Cette avant–dernière question nous mène forcement à votre récente responsabilité qui est celle de conduire les discussions avec les politico-militaires. N’est-ce pas une belle occasion pour vous, l’homme du consensus de réussir à réconcilier les Tchadiens ?


C’est un problème complexe et très difficile. Normalement, je ne devais pas accepter de m’engager. Notre pays est dans cette condition. Aujourd’hui le Maréchal n’est plus. Le CMT cherche à regrouper tous les Tchadiens en vue d’un dialogue national inclusif. Quelles que soit nos difficultés et faiblesses, chacun doit apporter sa contribution pour la réussite de ce dialogue qui va regrouper l’ensemble des Tchadiens. C’est dans cet esprit que je dis que c’est difficile et complexe. Mais pourquoi ne pas essayer quand on nous demande. Je veux aller vers tous les politico-militaires, accompagné de mes collaborateurs, appuyé par d’autres sages discuter avec eux, écouter ce qu’ils nous disent. Ensemble si possible, nous allons nous entendre pour faciliter la tenue du dialogue national inclusif. Les politico-militaires sont nombreux, on n’exclut personne. On ne minimise personne. On va les rejoindre où qu’ils se trouvent, même s’ils se trouvent au fin fond de l’Amérique pour les écouter et leur demander d’assister au dialogue. S’ils acceptent on viendra rendre compte à qui de droit. S’ils refusent on n’oblige personne, on reviendra informer qui de droit.

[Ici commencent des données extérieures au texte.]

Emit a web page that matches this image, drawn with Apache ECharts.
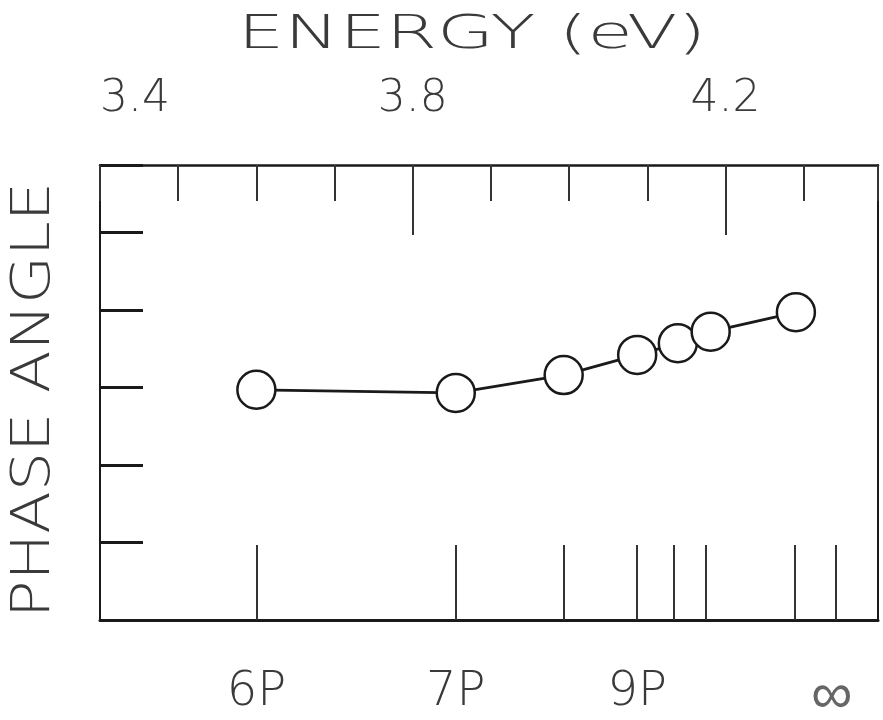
<!DOCTYPE html>
<html>
<head>
<meta charset="utf-8">
<script src="https://cdn.jsdelivr.net/npm/echarts@6/dist/echarts.min.js"></script>
<style>
  html, body { margin: 0; padding: 0; background: #fff; }
  #chart { width: 883px; height: 720px; }
</style>
</head>
<body>
<div id="chart"></div>
<script>
// ---- data ----
const pointEnergies = [3.600, 3.855, 3.993, 4.087, 4.139, 4.181, 4.290]; // eV
const phaseValues   = [2.97, 2.93, 3.16, 3.42, 3.57, 3.72, 3.97];        // arbitrary units
const levelLineEnergies = [3.600, 3.855, 3.993, 4.087, 4.134, 4.175, 4.289, 4.341];
const levelLabels = ['6P', '7P', '9P', '∞'];
const levelLabelEnergies = [3.600, 3.855, 4.087, 4.336];
const energyTickLabels = [3.4, 3.8, 4.2];
const energyLongTicks = [3.8, 4.2];
const xTitle = 'ENERGY (eV)';
const yTitle = 'PHASE ANGLE';

const X_MIN = 3.4, X_MAX = 4.395;
const Y_MIN = 0, Y_MAX = 5.87;
const INK = '#1a1a1a';
const TEXT = '#3a3a3a';
const FONT = "'DejaVu Sans', sans-serif";

const chart = echarts.init(document.getElementById('chart'), null, { renderer: 'canvas' });

const baseX = {
  type: 'value', min: X_MIN, max: X_MAX,
  splitLine: { show: false }
};

chart.setOption({
  animation: false,
  backgroundColor: '#fff',
  grid: { left: 100, right: 5, top: 165, bottom: 100, containLabel: false, outerBoundsMode: 'none' },
  graphic: [
    {
      type: 'text', x: 472, y: 36, scaleX: 1.6,
      style: { text: xTitle, x: 0, y: 0, align: 'center', verticalAlign: 'middle',
               font: "200 46px 'DejaVu Sans', sans-serif", fill: TEXT }
    },
    {
      type: 'text', x: 35, y: 400, rotation: Math.PI / 2, scaleX: 1.15,
      style: { text: yTitle, x: 0, y: 0, align: 'center', verticalAlign: 'middle',
               font: "200 54px 'DejaVu Sans', sans-serif", fill: TEXT }
    }
  ],
  xAxis: [
    Object.assign({}, baseX, {
      position: 'top',
      interval: 0.1,
      axisLine: { show: true, onZero: false, lineStyle: { color: INK, width: 2.5 } },
      axisTick: { show: true, inside: true, length: 36, lineStyle: { color: '#333', width: 2 } },
      axisLabel: {
        show: true, customValues: energyTickLabels, margin: 43,
        alignMinLabel: 'left',
        formatter: v => v.toFixed(1),
        fontFamily: FONT, fontWeight: 200, fontSize: 44, color: TEXT
      }
    }),
    Object.assign({}, baseX, {
      position: 'top',
      axisLine: { show: false, onZero: false },
      axisTick: { show: true, inside: true, length: 70, customValues: energyLongTicks,
                  lineStyle: { color: '#333', width: 2 } },
      axisLabel: { show: false }
    }),
    Object.assign({}, baseX, {
      position: 'bottom',
      axisLine: { show: true, onZero: false, lineStyle: { color: INK, width: 3 } },
      axisTick: { show: true, inside: true, length: 75, customValues: levelLineEnergies,
                  lineStyle: { color: '#333', width: 2 } },
      axisLabel: {
        show: true, customValues: levelLabelEnergies, margin: 49,
        formatter: v => {
          const i = levelLabelEnergies.indexOf(v);
          if (i < 0) return '';
          return levelLabels[i] === '∞' ? '{inf|∞}' : levelLabels[i];
        },
        rich: { inf: { fontFamily: FONT, fontWeight: 200, fontSize: 58, color: '#666' } },
        fontFamily: FONT, fontWeight: 200, fontSize: 48, color: TEXT
      }
    })
  ],
  yAxis: [
    {
      type: 'value', position: 'left', min: Y_MIN, max: Y_MAX, interval: 1,
      axisLine: { show: true, onZero: false, lineStyle: { color: INK, width: 2 } },
      axisTick: { show: true, inside: true, length: 43, lineStyle: { color: INK, width: 3 } },
      axisLabel: { show: false },
      splitLine: { show: false }
    },
    {
      type: 'value', position: 'right', min: Y_MIN, max: Y_MAX,
      axisLine: { show: true, onZero: false, lineStyle: { color: INK, width: 2 } },
      axisTick: { show: false }, axisLabel: { show: false }, splitLine: { show: false }
    }
  ],
  series: [
    {
      type: 'line',
      xAxisIndex: 0, yAxisIndex: 0,
      data: pointEnergies.map((e, i) => [e, phaseValues[i]]),
      symbol: 'circle', symbolSize: 38,
      itemStyle: { color: '#fff', borderColor: INK, borderWidth: 2.5 },
      lineStyle: { color: INK, width: 2.8 },
      emphasis: { disabled: true },
      silent: true
    }
  ]
});
</script>
</body>
</html>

Avez-vous un message pour la nation et la génération actuelle ?


Nous sommes dans une phase cruciale, le monde nous observe. Tous nos voisins sont dans des situations difficiles. Les armes crépitent partout. Est-ce que nous sommes des vrais Tchadiens, responsables ? Si oui entendons-nous pour participer à ce dialogue et sauver notre pays. Sauver notre pays, mais pas sauver une personne.